The crisis in municipal pension obligations is particularly severe in New Jersey, a state that, not helpfully, granted local governments a funding holiday in the late ‘90s. An effort by New Jersey lawmakers to allow municipalities to defer payment of some of their 2010 pension obligations was narrowly derailed in the closing minutes of the 2009 legislative session, only to be reintroduced by the assembly majority leader in January.

“Ultimately, state and local governments are going to have to address the underlying reality,” says Orin Kramer, the state’s investment council chairman.

That’s not an easy reality to address. Consider Alaska.

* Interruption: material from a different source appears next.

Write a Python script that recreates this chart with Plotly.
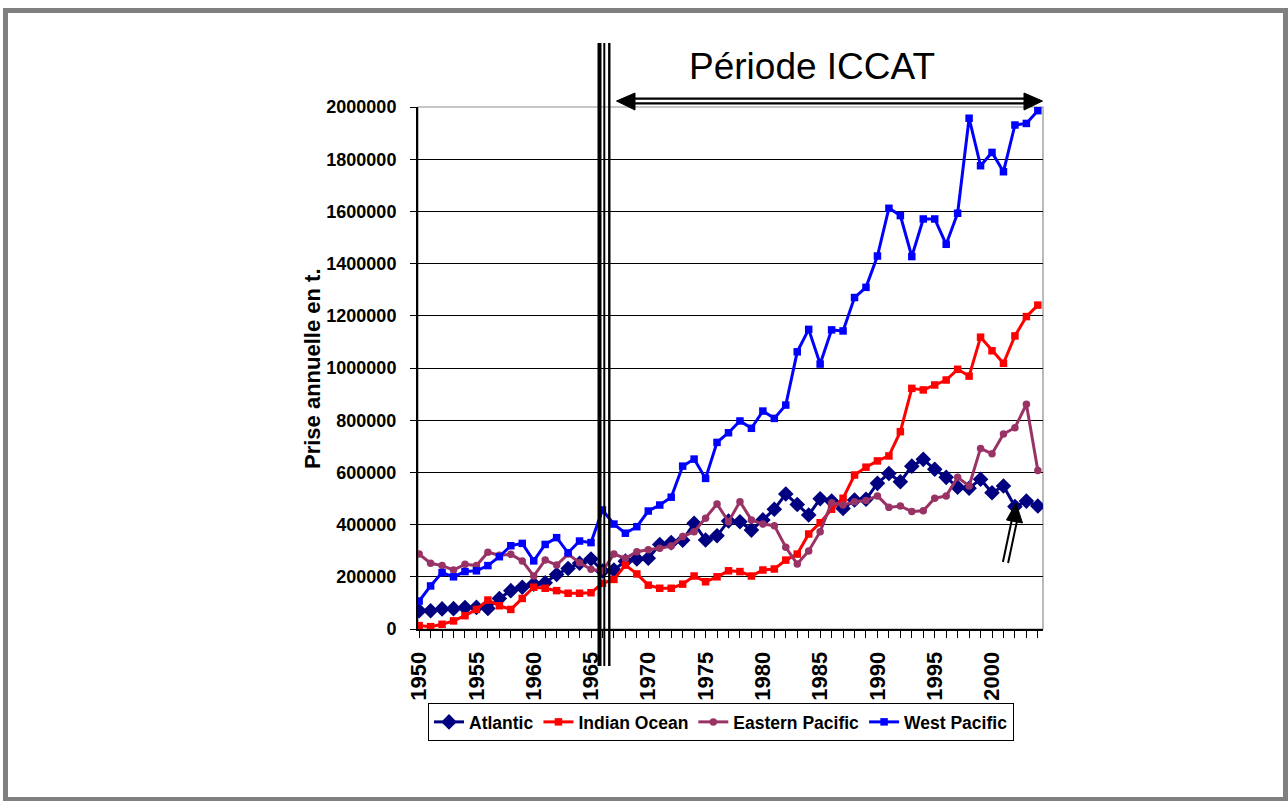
import plotly.graph_objects as go

years = list(range(1950, 2005))

atlantic = [70000, 70000, 77000, 78000, 82000, 83000, 79000, 117000, 147000, 160000,
            172000, 177000, 209000, 232000, 252000, 268000, 222000, 226000, 260000, 268000,
            271000, 324000, 331000, 340000, 405000, 341000, 357000, 414000, 411000, 379000,
            418000, 459000, 517000, 477000, 437000, 499000, 490000, 462000, 494000, 497000,
            558000, 596000, 564000, 624000, 650000, 612000, 581000, 543000, 539000, 574000,
            522000, 548000, 469000, 490000, 471000]

indian = [13000, 9000, 18000, 31000, 51000, 75000, 111000, 89000, 75000, 117000,
          160000, 156000, 147000, 137000, 137000, 139000, 175000, 190000, 245000, 211000,
          168000, 156000, 156000, 172000, 203000, 181000, 200000, 223000, 220000, 203000,
          226000, 230000, 264000, 287000, 364000, 407000, 459000, 501000, 590000, 620000,
          644000, 663000, 756000, 922000, 916000, 935000, 954000, 995000, 969000, 1118000,
          1066000, 1018000, 1123000, 1197000, 1241000]

east_pac = [287000, 252000, 243000, 226000, 248000, 243000, 294000, 283000, 286000, 261000,
            203000, 264000, 245000, 287000, 254000, 229000, 222000, 287000, 271000, 296000,
            304000, 309000, 318000, 354000, 373000, 424000, 479000, 411000, 488000, 418000,
            402000, 396000, 313000, 249000, 299000, 373000, 484000, 475000, 488000, 492000,
            510000, 466000, 471000, 450000, 453000, 501000, 510000, 581000, 548000, 692000,
            671000, 747000, 771000, 861000, 607000]

west_pac = [107000, 165000, 216000, 200000, 220000, 223000, 243000, 277000, 319000, 328000,
            261000, 324000, 350000, 292000, 337000, 331000, 456000, 402000, 367000, 392000,
            452000, 475000, 505000, 624000, 651000, 577000, 715000, 752000, 797000, 769000,
            835000, 807000, 858000, 1062000, 1148000, 1015000, 1146000, 1142000, 1270000, 1309000,
            1429000, 1612000, 1584000, 1427000, 1571000, 1571000, 1474000, 1593000, 1957000, 1775000,
            1826000, 1752000, 1931000, 1937000, 1986000]

series_names = ["Atlantic", "Indian Ocean", "Eastern Pacific", "West Pacific"]
series_values = [atlantic, indian, east_pac, west_pac]
series_colors = ["#000080", "#FF0000", "#993366", "#0000FF"]
series_symbols = ["diamond", "square", "circle", "square"]
series_sizes = [12, 7.5, 7.5, 7.5]

y_ticks = list(range(0, 2000001, 200000))
x_tick_text = [str(y) if y % 5 == 0 else "" for y in years]

FONT = "Liberation Sans, Arial, sans-serif"

# plot area in pixels
L, R, T, B = 418, 1043, 107, 629
W, H = 1288, 801


def PX(x):
    return (x - L) / (R - L)


def PY(y):
    return (B - y) / (B - T)


fig = go.Figure()
for name, vals, col, sym, sz in zip(series_names, series_values, series_colors,
                                    series_symbols, series_sizes):
    fig.add_trace(go.Scatter(
        x=years, y=vals, name=name, mode="lines+markers",
        line=dict(color=col, width=3),
        marker=dict(symbol=sym, size=sz, color=col),
    ))

shapes = []
# outer grey frame
shapes.append(dict(type="rect", xref="paper", yref="paper",
                   x0=PX(5.5), x1=PX(1285.5), y0=PY(10.5), y1=PY(799.5),
                   line=dict(color="#808080", width=5), layer="below"))
# plot area border (grey)
shapes.append(dict(type="rect", xref="paper", yref="paper", x0=0, x1=1, y0=0, y1=1,
                   line=dict(color="#909090", width=1.2), layer="below"))
# triple vertical line at 1966
for xp, w in [(599.5, 4), (604.3, 2), (609.3, 2.4)]:
    shapes.append(dict(type="line", xref="paper", yref="paper",
                       x0=PX(xp), x1=PX(xp), y0=PY(43), y1=PY(666),
                       line=dict(color="black", width=w), layer="above"))
# double-headed double-line arrow
for yy in (98.6, 103.4):
    shapes.append(dict(type="line", xref="paper", yref="paper",
                       x0=PX(630), x1=PX(1028), y0=PY(yy), y1=PY(yy),
                       line=dict(color="black", width=2.4), layer="above"))


def tri(pts):
    s = "M " + " L ".join(f"{PX(a)},{PY(b)}" for a, b in pts) + " Z"
    return dict(type="path", xref="paper", yref="paper", path=s,
                fillcolor="black", line=dict(color="black", width=1), layer="above")


shapes.append(tri([(616.5, 101), (635, 93), (635, 110)]))
shapes.append(tri([(1042.5, 101), (1024, 93), (1024, 110)]))
# small arrow near 2002
shapes.append(tri([(1016, 503), (1006.5, 520), (1022.5, 523)]))
for dx in (-2.6, 2.6):
    shapes.append(dict(type="line", xref="paper", yref="paper",
                       x0=PX(1005.5 + dx), x1=PX(1014.5 + dx),
                       y0=PY(562.5 + dx * 0.18), y1=PY(520 + dx * 0.18),
                       line=dict(color="black", width=2), layer="above"))

annotations = [
    dict(text="Période ICCAT", xref="paper", yref="paper", x=PX(812), y=PY(66),
         showarrow=False, font=dict(family=FONT, size=37, color="black"),
         xanchor="center", yanchor="middle"),
    dict(text="<b>Prise annuelle en t.</b>", xref="paper", yref="paper",
         x=PX(312), y=PY(369), textangle=-90, showarrow=False,
         font=dict(family=FONT, size=22, color="black"),
         xanchor="center", yanchor="middle"),
]

fig.update_layout(
    width=W, height=H,
    margin=dict(l=L, r=W - R, t=T, b=H - B, pad=0),
    paper_bgcolor="white", plot_bgcolor="white",
    font=dict(family=FONT, color="black"),
    shapes=shapes, annotations=annotations,
    showlegend=True,
    legend=dict(orientation="h", x=PX(428), y=PY(703), xanchor="left", yanchor="top",
                bordercolor="black", borderwidth=1, bgcolor="white",
                font=dict(family=FONT, size=17.5, color="black", weight="bold"),
                itemwidth=30, tracegroupgap=0),
    xaxis=dict(range=[1949.9, 2004.45], tickmode="array", tickvals=years,
               ticktext=x_tick_text, tickangle=-90, ticks="outside", ticklen=7,
               tickcolor="black", tickwidth=1.2, showline=True, linecolor="black",
               linewidth=2, showgrid=False, zeroline=False,
               tickfont=dict(family=FONT, size=22, color="black", weight="bold"),
               ticklabelstandoff=5),
    yaxis=dict(range=[0, 2000000], tickmode="array", tickvals=y_ticks,
               ticktext=[str(v) for v in y_ticks], ticks="outside", ticklen=6,
               tickcolor="black", showline=True, linecolor="black", linewidth=2,
               showgrid=True, gridcolor="black", gridwidth=1, zeroline=False,
               tickfont=dict(family=FONT, size=18, color="black", weight="bold"),
               ticklabelstandoff=10),
)

fig.write_html("out.html",
               config={"displayModeBar": False},
               post_script="document.body.style.margin='0px';"
                           "document.body.style.overflow='hidden';")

In 2003 the state of Alaska realized that it was going to have to pay more in pension and other retirement obligations than it had anticipated — billions more. As a result, the state legislature approved closing its defined benefit plans and replacing them with a defined contribution system for future employees. Despite the reform, many municipalities found they were unable to afford the recalculated obligations, so the legislature passed a second law shifting the payment burden to the state. The additional pension hit to state coffers: an estimated $5 billion.

Jerry Burnett, deputy commissioner for the state’s treasury department, sees similarities between Alaska’s predicament and what happened at GM. “Alaska took on future liabilities that were unsustainable for the local municipalities,” he says.

Fortunately, Alaska is rich in oil and gas reserves, a revenue source not available to states like California and New Jersey.